Write out all the entries word for word and omit any pictures.
-=-=-
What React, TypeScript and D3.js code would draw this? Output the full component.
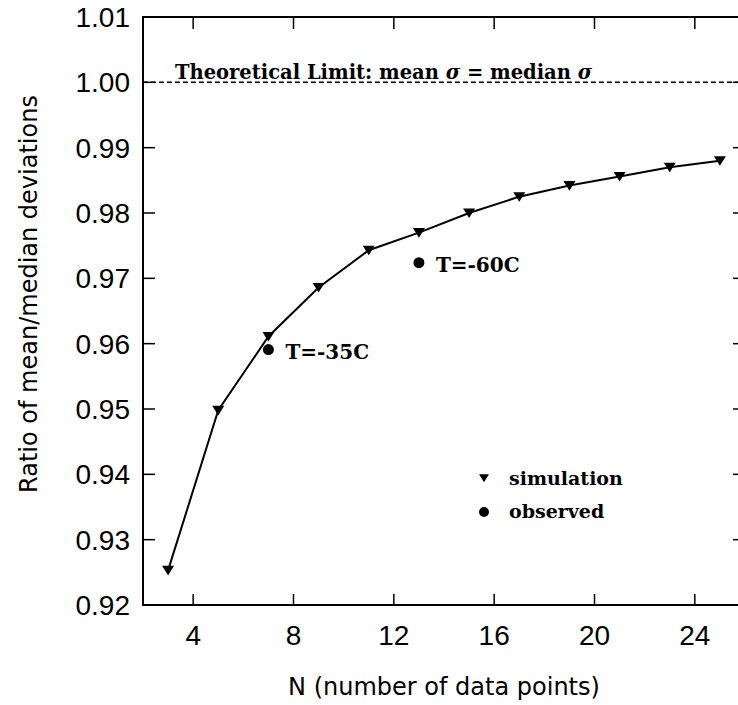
import React, { useEffect } from "react";
import * as d3 from "d3";

const simN = [3, 5, 7, 9, 11, 13, 15, 17, 19, 21, 23, 25];
const simRatio = [0.9253, 0.9498, 0.9611, 0.9686, 0.9743, 0.9770, 0.9800, 0.9825, 0.9842, 0.9856, 0.9870, 0.9880];
const obsN = [7, 13];
const obsRatio = [0.9591, 0.9724];
const obsLabels = ["T=-35C", "T=-60C"];
const xTicks = [4, 8, 12, 16, 20, 24];
const yTicks = [0.92, 0.93, 0.94, 0.95, 0.96, 0.97, 0.98, 0.99, 1.0, 1.01];
const limitValue = 1.0;
const limitParts = ["Theoretical Limit: mean ", "σ", " = median ", "σ"];
const legendLabels = ["simulation", "observed"];
const xTitle = "N (number of data points)";
const yTitle = "Ratio of mean/median deviations";

const W = 738;
const H = 705;
const L = 143, R = 745, T = 17, B = 605;

export default function App() {
  useEffect(() => {
    document.body.style.margin = "0";
    document.body.style.overflow = "hidden";
  }, []);

  const x = d3.scaleLinear().domain([2, 26]).range([L, R]);
  const y = d3.scaleLinear().domain([0.92, 1.01]).range([B, T]);
  const line = d3
    .line<number>()
    .x((_, i) => x(simN[i]))
    .y((d) => y(d));
  const tri = (cx: number, cy: number, s = 6) =>
    `M${cx - s},${cy - s * 0.75}L${cx + s},${cy - s * 0.75}L${cx},${cy + s * 0.85}Z`;
  const sans = "'Liberation Sans', Arial, sans-serif";
  const sans2 = "'DejaVu Sans', sans-serif";
  const serif = "'DejaVu Serif', serif";
  const fmt = d3.format(".2f");

  return (
    <svg width={W} height={H} style={{ display: "block", background: "#fff" }}>
      <rect x={L} y={T} width={R - L} height={B - T} fill="none" stroke="#000" strokeWidth={2} />
      {xTicks.map((t) => (
        <g key={"x" + t}>
          <line x1={x(t)} x2={x(t)} y1={B} y2={B - 11} stroke="#000" strokeWidth={1.5} />
          <line x1={x(t)} x2={x(t)} y1={T} y2={T + 12} stroke="#000" strokeWidth={1.5} />
          <text x={x(t)} y={645} textAnchor="middle" fontFamily={sans} fontSize={28}>
            {t}
          </text>
        </g>
      ))}
      {yTicks.map((t) => (
        <g key={"y" + t}>
          <line x1={L} x2={L + 12} y1={y(t)} y2={y(t)} stroke="#000" strokeWidth={1.5} />
          <line x1={R} x2={R - 12} y1={y(t)} y2={y(t)} stroke="#000" strokeWidth={1.5} />
          <text x={130} y={y(t)} dy="0.36em" textAnchor="end" fontFamily={sans} fontSize={28}>
            {fmt(t)}
          </text>
        </g>
      ))}
      <line x1={L} x2={R} y1={y(limitValue)} y2={y(limitValue)} stroke="#000" strokeWidth={1.5} strokeDasharray="5,3" />
      <text x={175} y={y(limitValue) - 3} fontFamily={serif} fontWeight="bold" fontSize={19.5}>
        {limitParts.map((p, i) => (
          <tspan key={i} fontStyle={p === "σ" ? "italic" : "normal"}>
            {p}
          </tspan>
        ))}
      </text>
      <path d={line(simRatio) || ""} fill="none" stroke="#000" strokeWidth={2} />
      {simRatio.map((v, i) => (
        <path key={"s" + i} d={tri(x(simN[i]), y(v))} fill="#000" />
      ))}
      {obsRatio.map((v, i) => (
        <g key={"o" + i}>
          <circle cx={x(obsN[i])} cy={y(v)} r={5.5} fill="#000" />
          <text x={x(obsN[i]) + 17} y={y(v) + 9} fontFamily={serif} fontWeight="bold" fontSize={20}>
            {obsLabels[i]}
          </text>
        </g>
      ))}
      <path d={tri(484, 478, 5)} fill="#000" />
      <text x={509} y={485} fontFamily={serif} fontWeight="bold" fontSize={19}>
        {legendLabels[0]}
      </text>
      <circle cx={484} cy={512} r={5} fill="#000" />
      <text x={509} y={518} fontFamily={serif} fontWeight="bold" fontSize={19}>
        {legendLabels[1]}
      </text>
      <text x={(L + R) / 2} y={695} textAnchor="middle" fontFamily={sans2} fontSize={24}>
        {xTitle}
      </text>
      <text
        transform={`translate(37,294) rotate(-90)`}
        textAnchor="middle"
        fontFamily={sans2}
        fontSize={24}
      >
        {yTitle}
      </text>
    </svg>
  );
}
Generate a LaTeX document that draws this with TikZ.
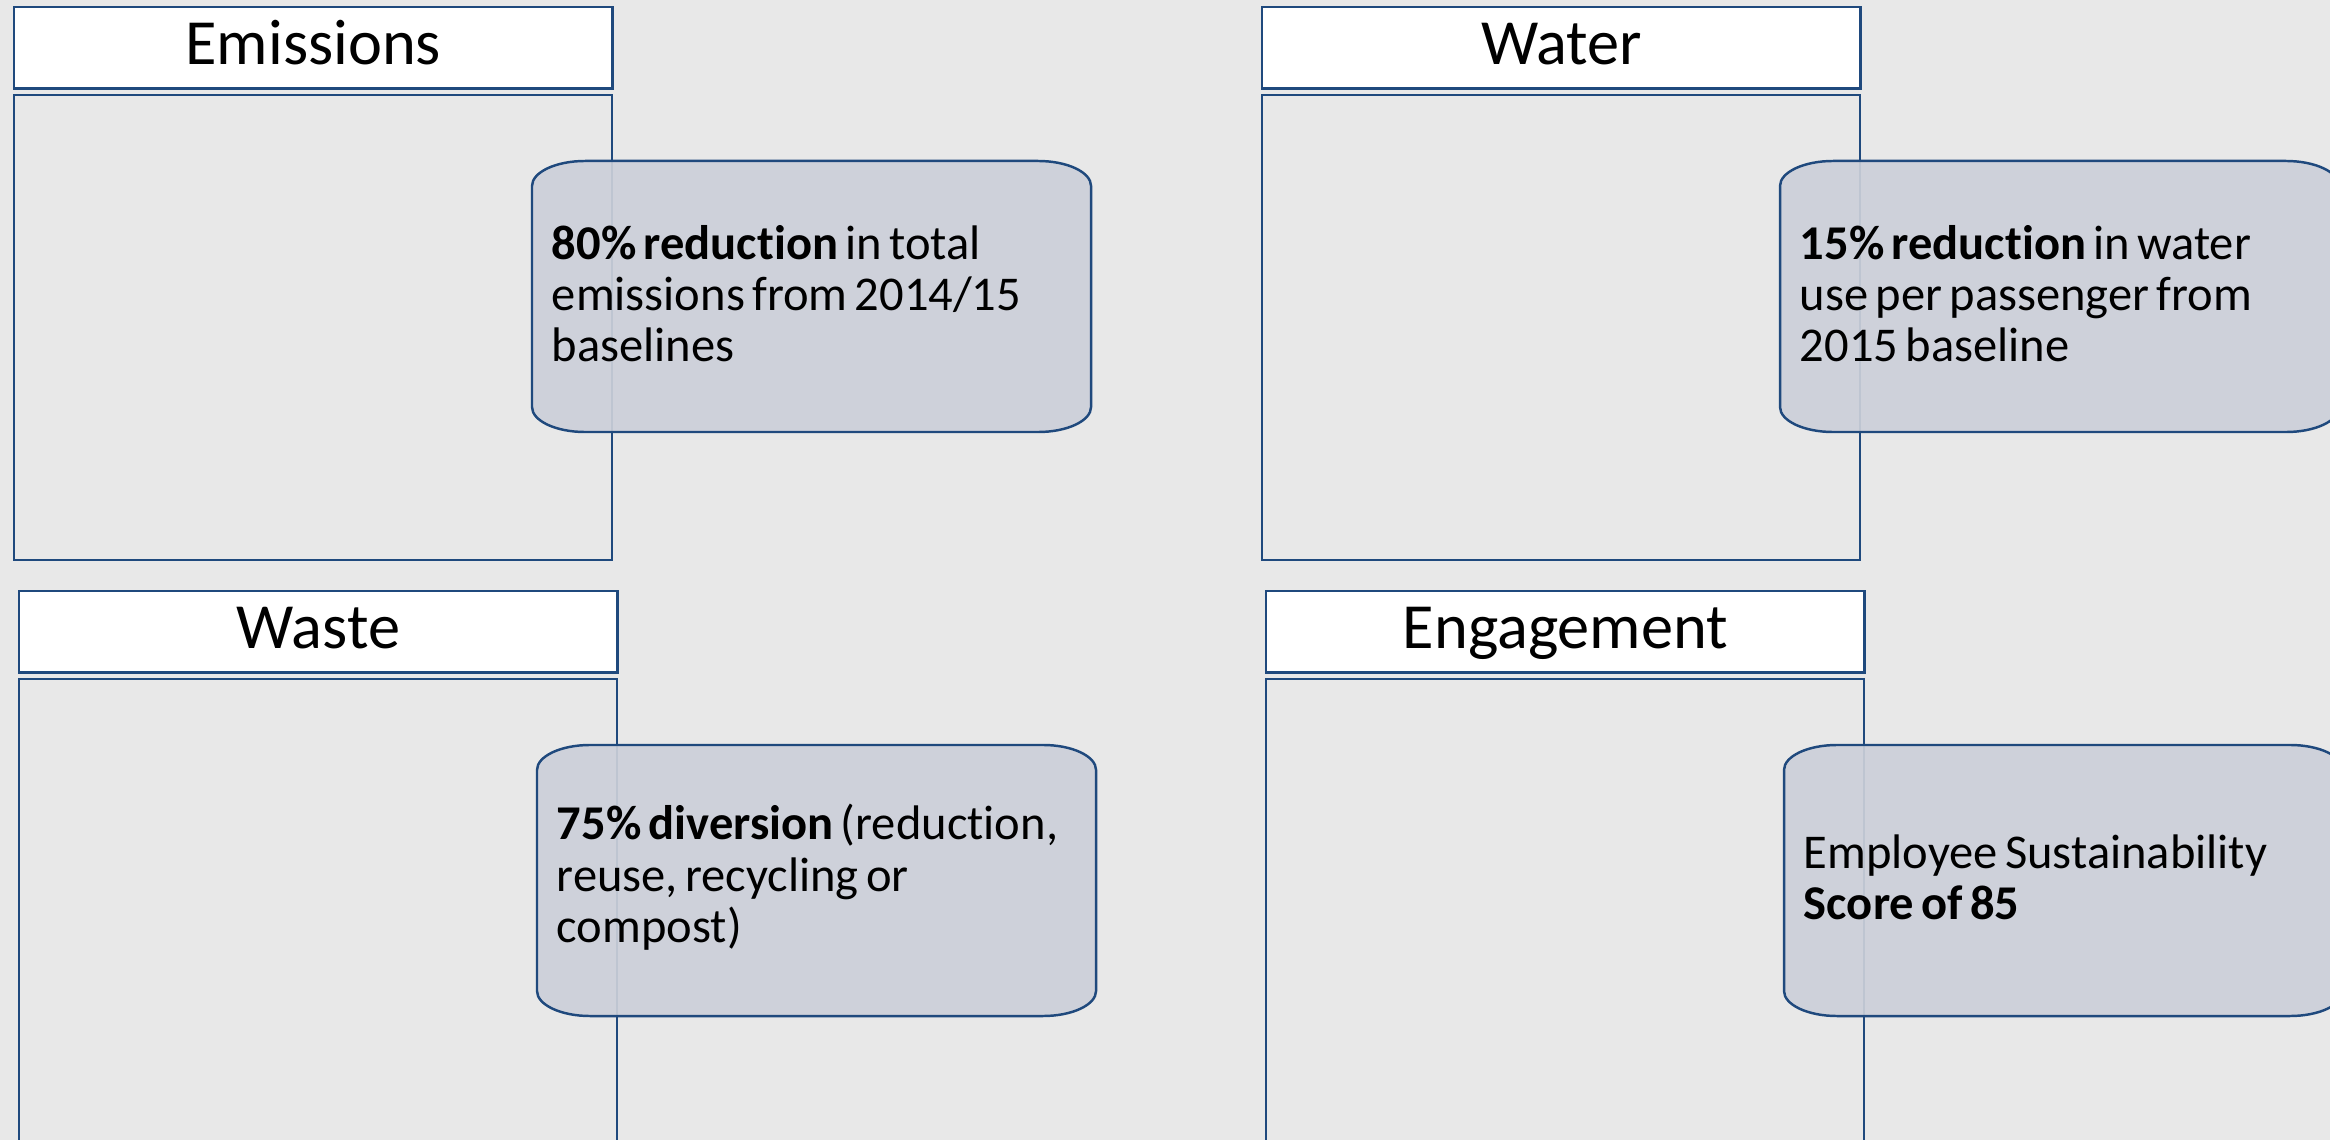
\documentclass[tikz,border=0pt]{standalone}
\usepackage{fontspec}
\setmainfont{Carlito}[Ligatures=CommonOff]

\definecolor{frameblue}{RGB}{31,73,125}
\definecolor{slidegray}{RGB}{232,232,232}
\definecolor{goalgray}{RGB}{204,208,217}

\tikzset{
	headbox/.style={draw=frameblue, line width=0.7pt, fill=white, anchor=north west,
		minimum width=5.98cm, minimum height=0.81cm, inner sep=0pt,
		font=\fontsize{18.3}{21}\selectfont, text height=9.5pt, text depth=0pt},
	panelbox/.style={draw=frameblue, line width=0.6pt, anchor=north west,
		minimum width=5.98cm, minimum height=4.65cm, inner sep=0pt},
	goalshape/.style={draw=frameblue, line width=0.7pt, fill=goalgray, fill opacity=0.92},
	goaltext/.style={text width=5.19cm, align=left, inner sep=0pt,
		font=\fontsize{13.8}{14.6}\selectfont,
		execute at begin node={\spaceskip=0.15em plus 0.05em\relax}},
}

\begin{document}
\begin{tikzpicture}[x=0.01cm, y=-0.01cm]

\useasboundingbox (0,0) rectangle (2330,1140);
\fill[slidegray] (0,0) rectangle (2330,1140);
\clip (0,0) rectangle (2330,1140);

% PANELS
\foreach \n/\x/\y/\title/\goal in{
	em/13/6/Emissions/{\textbf{80\% reduction} in total\\emissions from 2014/15\\baselines},
	wa/1261/6/Water/{\textbf{15\% reduction} in water\\use per passenger from\\2015 baseline},
	ws/18/590/Waste/{\textbf{75\% diversion} (reduction,\\reuse, recycling or\\compost)},
	en/1265/590/Engagement/{Employee Sustainability\\\textbf{Score of 85}}%
}{
	\node[headbox](head-\n) at(\x, \y) {\title};
	\node[panelbox](body-\n) at(\x, \y+88) {};
	\coordinate(corner-\n) at(\x+519, \y+155);
	\path[goalshape] (corner-\n) ++(0,25)
		arc[start angle=180, end angle=90, x radius=0.53cm, y radius=0.25cm] -- ++(453,0)
		arc[start angle=90, end angle=0, x radius=0.53cm, y radius=0.25cm] -- ++(0,221)
		arc[start angle=0, end angle=-90, x radius=0.53cm, y radius=0.25cm] -- ++(-453,0)
		arc[start angle=270, end angle=180, x radius=0.53cm, y radius=0.25cm] -- cycle;
	\node[goaltext](goal-\n) at(\x+798.5, \y+287.5) {\goal};
}

\end{tikzpicture}
\end{document}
-=-=-
## TASK ANSWER
What React, TypeScript and D3.js code would draw this? Output the full component.
import React, { useEffect } from "react";
import * as d3 from "d3";

const simN = [3, 5, 7, 9, 11, 13, 15, 17, 19, 21, 23, 25];
const simRatio = [0.9253, 0.9498, 0.9611, 0.9686, 0.9743, 0.9770, 0.9800, 0.9825, 0.9842, 0.9856, 0.9870, 0.9880];
const obsN = [7, 13];
const obsRatio = [0.9591, 0.9724];
const obsLabels = ["T=-35C", "T=-60C"];
const xTicks = [4, 8, 12, 16, 20, 24];
const yTicks = [0.92, 0.93, 0.94, 0.95, 0.96, 0.97, 0.98, 0.99, 1.0, 1.01];
const limitValue = 1.0;
const limitParts = ["Theoretical Limit: mean ", "σ", " = median ", "σ"];
const legendLabels = ["simulation", "observed"];
const xTitle = "N (number of data points)";
const yTitle = "Ratio of mean/median deviations";

const W = 738;
const H = 705;
const L = 143, R = 745, T = 17, B = 605;

export default function App() {
  useEffect(() => {
    document.body.style.margin = "0";
    document.body.style.overflow = "hidden";
  }, []);

  const x = d3.scaleLinear().domain([2, 26]).range([L, R]);
  const y = d3.scaleLinear().domain([0.92, 1.01]).range([B, T]);
  const line = d3
    .line<number>()
    .x((_, i) => x(simN[i]))
    .y((d) => y(d));
  const tri = (cx: number, cy: number, s = 6) =>
    `M${cx - s},${cy - s * 0.75}L${cx + s},${cy - s * 0.75}L${cx},${cy + s * 0.85}Z`;
  const sans = "'Liberation Sans', Arial, sans-serif";
  const sans2 = "'DejaVu Sans', sans-serif";
  const serif = "'DejaVu Serif', serif";
  const fmt = d3.format(".2f");

  return (
    <svg width={W} height={H} style={{ display: "block", background: "#fff" }}>
      <rect x={L} y={T} width={R - L} height={B - T} fill="none" stroke="#000" strokeWidth={2} />
      {xTicks.map((t) => (
        <g key={"x" + t}>
          <line x1={x(t)} x2={x(t)} y1={B} y2={B - 11} stroke="#000" strokeWidth={1.5} />
          <line x1={x(t)} x2={x(t)} y1={T} y2={T + 12} stroke="#000" strokeWidth={1.5} />
          <text x={x(t)} y={645} textAnchor="middle" fontFamily={sans} fontSize={28}>
            {t}
          </text>
        </g>
      ))}
      {yTicks.map((t) => (
        <g key={"y" + t}>
          <line x1={L} x2={L + 12} y1={y(t)} y2={y(t)} stroke="#000" strokeWidth={1.5} />
          <line x1={R} x2={R - 12} y1={y(t)} y2={y(t)} stroke="#000" strokeWidth={1.5} />
          <text x={130} y={y(t)} dy="0.36em" textAnchor="end" fontFamily={sans} fontSize={28}>
            {fmt(t)}
          </text>
        </g>
      ))}
      <line x1={L} x2={R} y1={y(limitValue)} y2={y(limitValue)} stroke="#000" strokeWidth={1.5} strokeDasharray="5,3" />
      <text x={175} y={y(limitValue) - 3} fontFamily={serif} fontWeight="bold" fontSize={19.5}>
        {limitParts.map((p, i) => (
          <tspan key={i} fontStyle={p === "σ" ? "italic" : "normal"}>
            {p}
          </tspan>
        ))}
      </text>
      <path d={line(simRatio) || ""} fill="none" stroke="#000" strokeWidth={2} />
      {simRatio.map((v, i) => (
        <path key={"s" + i} d={tri(x(simN[i]), y(v))} fill="#000" />
      ))}
      {obsRatio.map((v, i) => (
        <g key={"o" + i}>
          <circle cx={x(obsN[i])} cy={y(v)} r={5.5} fill="#000" />
          <text x={x(obsN[i]) + 17} y={y(v) + 9} fontFamily={serif} fontWeight="bold" fontSize={20}>
            {obsLabels[i]}
          </text>
        </g>
      ))}
      <path d={tri(484, 478, 5)} fill="#000" />
      <text x={509} y={485} fontFamily={serif} fontWeight="bold" fontSize={19}>
        {legendLabels[0]}
      </text>
      <circle cx={484} cy={512} r={5} fill="#000" />
      <text x={509} y={518} fontFamily={serif} fontWeight="bold" fontSize={19}>
        {legendLabels[1]}
      </text>
      <text x={(L + R) / 2} y={695} textAnchor="middle" fontFamily={sans2} fontSize={24}>
        {xTitle}
      </text>
      <text
        transform={`translate(37,294) rotate(-90)`}
        textAnchor="middle"
        fontFamily={sans2}
        fontSize={24}
      >
        {yTitle}
      </text>
    </svg>
  );
}
Generate a LaTeX document that draws this with TikZ.
\documentclass[tikz,border=0pt]{standalone}
\usepackage{fontspec}
\setmainfont{Carlito}[Ligatures=CommonOff]

\definecolor{frameblue}{RGB}{31,73,125}
\definecolor{slidegray}{RGB}{232,232,232}
\definecolor{goalgray}{RGB}{204,208,217}

\tikzset{
	headbox/.style={draw=frameblue, line width=0.7pt, fill=white, anchor=north west,
		minimum width=5.98cm, minimum height=0.81cm, inner sep=0pt,
		font=\fontsize{18.3}{21}\selectfont, text height=9.5pt, text depth=0pt},
	panelbox/.style={draw=frameblue, line width=0.6pt, anchor=north west,
		minimum width=5.98cm, minimum height=4.65cm, inner sep=0pt},
	goalshape/.style={draw=frameblue, line width=0.7pt, fill=goalgray, fill opacity=0.92},
	goaltext/.style={text width=5.19cm, align=left, inner sep=0pt,
		font=\fontsize{13.8}{14.6}\selectfont,
		execute at begin node={\spaceskip=0.15em plus 0.05em\relax}},
}

\begin{document}
\begin{tikzpicture}[x=0.01cm, y=-0.01cm]

\useasboundingbox (0,0) rectangle (2330,1140);
\fill[slidegray] (0,0) rectangle (2330,1140);
\clip (0,0) rectangle (2330,1140);

% PANELS
\foreach \n/\x/\y/\title/\goal in{
	em/13/6/Emissions/{\textbf{80\% reduction} in total\\emissions from 2014/15\\baselines},
	wa/1261/6/Water/{\textbf{15\% reduction} in water\\use per passenger from\\2015 baseline},
	ws/18/590/Waste/{\textbf{75\% diversion} (reduction,\\reuse, recycling or\\compost)},
	en/1265/590/Engagement/{Employee Sustainability\\\textbf{Score of 85}}%
}{
	\node[headbox](head-\n) at(\x, \y) {\title};
	\node[panelbox](body-\n) at(\x, \y+88) {};
	\coordinate(corner-\n) at(\x+519, \y+155);
	\path[goalshape] (corner-\n) ++(0,25)
		arc[start angle=180, end angle=90, x radius=0.53cm, y radius=0.25cm] -- ++(453,0)
		arc[start angle=90, end angle=0, x radius=0.53cm, y radius=0.25cm] -- ++(0,221)
		arc[start angle=0, end angle=-90, x radius=0.53cm, y radius=0.25cm] -- ++(-453,0)
		arc[start angle=270, end angle=180, x radius=0.53cm, y radius=0.25cm] -- cycle;
	\node[goaltext](goal-\n) at(\x+798.5, \y+287.5) {\goal};
}

\end{tikzpicture}
\end{document}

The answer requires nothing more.